§ **DATA LINES**:
[Start]
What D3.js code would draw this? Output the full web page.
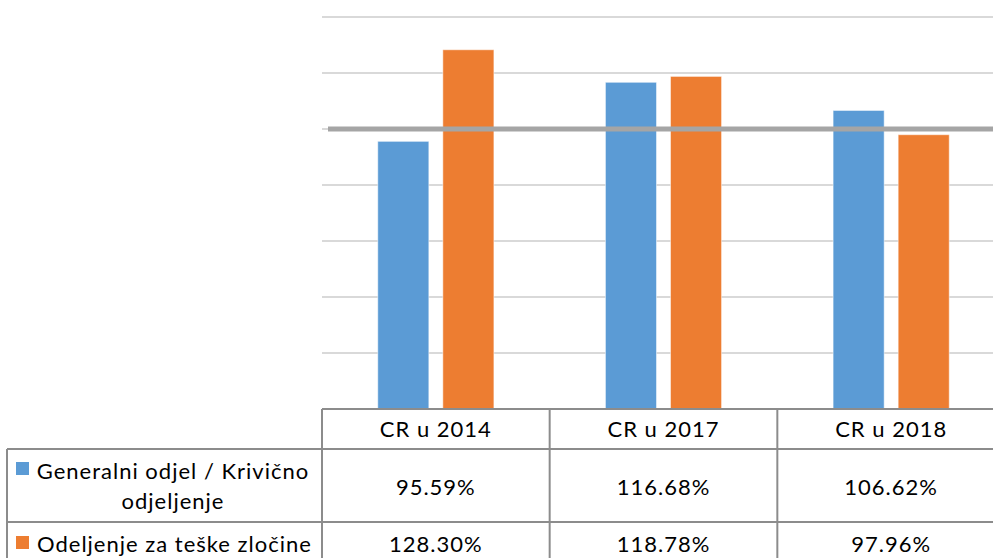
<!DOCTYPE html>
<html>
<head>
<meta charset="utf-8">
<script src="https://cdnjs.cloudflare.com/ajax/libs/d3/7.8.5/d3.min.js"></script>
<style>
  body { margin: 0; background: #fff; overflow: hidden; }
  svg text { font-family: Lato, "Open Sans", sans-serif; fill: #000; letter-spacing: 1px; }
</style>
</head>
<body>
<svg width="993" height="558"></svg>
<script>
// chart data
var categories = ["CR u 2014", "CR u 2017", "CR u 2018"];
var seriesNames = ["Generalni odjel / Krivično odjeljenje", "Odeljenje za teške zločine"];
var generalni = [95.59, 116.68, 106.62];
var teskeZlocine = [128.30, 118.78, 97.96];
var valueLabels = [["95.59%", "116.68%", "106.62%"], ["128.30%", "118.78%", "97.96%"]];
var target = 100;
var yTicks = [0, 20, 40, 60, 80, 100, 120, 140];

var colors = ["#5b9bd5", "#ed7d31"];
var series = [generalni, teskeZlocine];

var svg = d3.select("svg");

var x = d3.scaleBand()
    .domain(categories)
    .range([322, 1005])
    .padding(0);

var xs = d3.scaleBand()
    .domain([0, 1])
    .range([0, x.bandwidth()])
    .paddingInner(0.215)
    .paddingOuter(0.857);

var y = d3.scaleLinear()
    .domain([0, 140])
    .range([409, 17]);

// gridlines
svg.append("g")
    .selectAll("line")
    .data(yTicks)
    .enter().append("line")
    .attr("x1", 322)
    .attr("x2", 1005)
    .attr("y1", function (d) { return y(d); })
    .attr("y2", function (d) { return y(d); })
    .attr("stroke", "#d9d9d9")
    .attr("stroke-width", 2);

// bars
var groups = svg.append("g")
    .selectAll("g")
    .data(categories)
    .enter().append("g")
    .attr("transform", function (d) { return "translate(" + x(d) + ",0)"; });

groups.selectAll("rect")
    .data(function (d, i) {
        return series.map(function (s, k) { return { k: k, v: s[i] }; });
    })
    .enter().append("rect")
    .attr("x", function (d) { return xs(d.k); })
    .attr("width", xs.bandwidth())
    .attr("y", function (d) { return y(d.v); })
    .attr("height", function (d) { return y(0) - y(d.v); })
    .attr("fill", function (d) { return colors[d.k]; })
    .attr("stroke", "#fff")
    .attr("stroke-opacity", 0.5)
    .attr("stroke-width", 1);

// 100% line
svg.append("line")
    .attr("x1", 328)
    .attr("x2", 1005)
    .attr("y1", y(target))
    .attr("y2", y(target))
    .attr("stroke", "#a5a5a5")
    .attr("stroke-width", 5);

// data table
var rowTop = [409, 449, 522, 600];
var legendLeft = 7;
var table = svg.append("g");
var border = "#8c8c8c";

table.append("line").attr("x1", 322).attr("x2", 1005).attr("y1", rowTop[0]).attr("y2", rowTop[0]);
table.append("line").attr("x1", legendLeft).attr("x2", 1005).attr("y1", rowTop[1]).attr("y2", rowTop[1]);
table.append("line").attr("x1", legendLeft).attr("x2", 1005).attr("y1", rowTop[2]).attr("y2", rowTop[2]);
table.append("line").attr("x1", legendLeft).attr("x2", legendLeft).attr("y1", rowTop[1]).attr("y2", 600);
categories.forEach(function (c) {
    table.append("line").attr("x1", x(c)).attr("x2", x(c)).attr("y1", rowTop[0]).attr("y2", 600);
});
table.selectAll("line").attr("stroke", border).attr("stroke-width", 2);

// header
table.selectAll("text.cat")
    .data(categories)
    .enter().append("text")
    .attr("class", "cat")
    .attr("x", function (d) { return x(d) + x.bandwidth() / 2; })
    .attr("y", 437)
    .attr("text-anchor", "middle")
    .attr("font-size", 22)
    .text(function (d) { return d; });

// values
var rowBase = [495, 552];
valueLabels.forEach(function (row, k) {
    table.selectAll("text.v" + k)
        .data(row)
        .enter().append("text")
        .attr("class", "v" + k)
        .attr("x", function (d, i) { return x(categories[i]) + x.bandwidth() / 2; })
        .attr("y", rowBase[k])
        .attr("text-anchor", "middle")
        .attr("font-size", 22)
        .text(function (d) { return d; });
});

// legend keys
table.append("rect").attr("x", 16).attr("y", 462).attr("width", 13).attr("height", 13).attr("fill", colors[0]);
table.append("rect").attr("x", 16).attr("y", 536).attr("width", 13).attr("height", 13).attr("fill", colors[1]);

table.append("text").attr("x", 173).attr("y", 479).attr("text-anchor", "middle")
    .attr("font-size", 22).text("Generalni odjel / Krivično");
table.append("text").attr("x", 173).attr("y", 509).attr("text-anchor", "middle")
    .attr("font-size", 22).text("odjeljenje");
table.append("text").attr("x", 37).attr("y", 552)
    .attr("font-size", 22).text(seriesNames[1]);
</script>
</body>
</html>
[End]
§ **REQUIRED WORK**: Write out the listing word for word, omitting the pictures it holds.

§ **EXPECTED ANSWER**:
What D3.js code would draw this? Output the full web page.
<!DOCTYPE html>
<html>
<head>
<meta charset="utf-8">
<script src="https://cdnjs.cloudflare.com/ajax/libs/d3/7.8.5/d3.min.js"></script>
<style>
  body { margin: 0; background: #fff; overflow: hidden; }
  svg text { font-family: Lato, "Open Sans", sans-serif; fill: #000; letter-spacing: 1px; }
</style>
</head>
<body>
<svg width="993" height="558"></svg>
<script>
// chart data
var categories = ["CR u 2014", "CR u 2017", "CR u 2018"];
var seriesNames = ["Generalni odjel / Krivično odjeljenje", "Odeljenje za teške zločine"];
var generalni = [95.59, 116.68, 106.62];
var teskeZlocine = [128.30, 118.78, 97.96];
var valueLabels = [["95.59%", "116.68%", "106.62%"], ["128.30%", "118.78%", "97.96%"]];
var target = 100;
var yTicks = [0, 20, 40, 60, 80, 100, 120, 140];

var colors = ["#5b9bd5", "#ed7d31"];
var series = [generalni, teskeZlocine];

var svg = d3.select("svg");

var x = d3.scaleBand()
    .domain(categories)
    .range([322, 1005])
    .padding(0);

var xs = d3.scaleBand()
    .domain([0, 1])
    .range([0, x.bandwidth()])
    .paddingInner(0.215)
    .paddingOuter(0.857);

var y = d3.scaleLinear()
    .domain([0, 140])
    .range([409, 17]);

// gridlines
svg.append("g")
    .selectAll("line")
    .data(yTicks)
    .enter().append("line")
    .attr("x1", 322)
    .attr("x2", 1005)
    .attr("y1", function (d) { return y(d); })
    .attr("y2", function (d) { return y(d); })
    .attr("stroke", "#d9d9d9")
    .attr("stroke-width", 2);

// bars
var groups = svg.append("g")
    .selectAll("g")
    .data(categories)
    .enter().append("g")
    .attr("transform", function (d) { return "translate(" + x(d) + ",0)"; });

groups.selectAll("rect")
    .data(function (d, i) {
        return series.map(function (s, k) { return { k: k, v: s[i] }; });
    })
    .enter().append("rect")
    .attr("x", function (d) { return xs(d.k); })
    .attr("width", xs.bandwidth())
    .attr("y", function (d) { return y(d.v); })
    .attr("height", function (d) { return y(0) - y(d.v); })
    .attr("fill", function (d) { return colors[d.k]; })
    .attr("stroke", "#fff")
    .attr("stroke-opacity", 0.5)
    .attr("stroke-width", 1);

// 100% line
svg.append("line")
    .attr("x1", 328)
    .attr("x2", 1005)
    .attr("y1", y(target))
    .attr("y2", y(target))
    .attr("stroke", "#a5a5a5")
    .attr("stroke-width", 5);

// data table
var rowTop = [409, 449, 522, 600];
var legendLeft = 7;
var table = svg.append("g");
var border = "#8c8c8c";

table.append("line").attr("x1", 322).attr("x2", 1005).attr("y1", rowTop[0]).attr("y2", rowTop[0]);
table.append("line").attr("x1", legendLeft).attr("x2", 1005).attr("y1", rowTop[1]).attr("y2", rowTop[1]);
table.append("line").attr("x1", legendLeft).attr("x2", 1005).attr("y1", rowTop[2]).attr("y2", rowTop[2]);
table.append("line").attr("x1", legendLeft).attr("x2", legendLeft).attr("y1", rowTop[1]).attr("y2", 600);
categories.forEach(function (c) {
    table.append("line").attr("x1", x(c)).attr("x2", x(c)).attr("y1", rowTop[0]).attr("y2", 600);
});
table.selectAll("line").attr("stroke", border).attr("stroke-width", 2);

// header
table.selectAll("text.cat")
    .data(categories)
    .enter().append("text")
    .attr("class", "cat")
    .attr("x", function (d) { return x(d) + x.bandwidth() / 2; })
    .attr("y", 437)
    .attr("text-anchor", "middle")
    .attr("font-size", 22)
    .text(function (d) { return d; });

// values
var rowBase = [495, 552];
valueLabels.forEach(function (row, k) {
    table.selectAll("text.v" + k)
        .data(row)
        .enter().append("text")
        .attr("class", "v" + k)
        .attr("x", function (d, i) { return x(categories[i]) + x.bandwidth() / 2; })
        .attr("y", rowBase[k])
        .attr("text-anchor", "middle")
        .attr("font-size", 22)
        .text(function (d) { return d; });
});

// legend keys
table.append("rect").attr("x", 16).attr("y", 462).attr("width", 13).attr("height", 13).attr("fill", colors[0]);
table.append("rect").attr("x", 16).attr("y", 536).attr("width", 13).attr("height", 13).attr("fill", colors[1]);

table.append("text").attr("x", 173).attr("y", 479).attr("text-anchor", "middle")
    .attr("font-size", 22).text("Generalni odjel / Krivično");
table.append("text").attr("x", 173).attr("y", 509).attr("text-anchor", "middle")
    .attr("font-size", 22).text("odjeljenje");
table.append("text").attr("x", 37).attr("y", 552)
    .attr("font-size", 22).text(seriesNames[1]);
</script>
</body>
</html>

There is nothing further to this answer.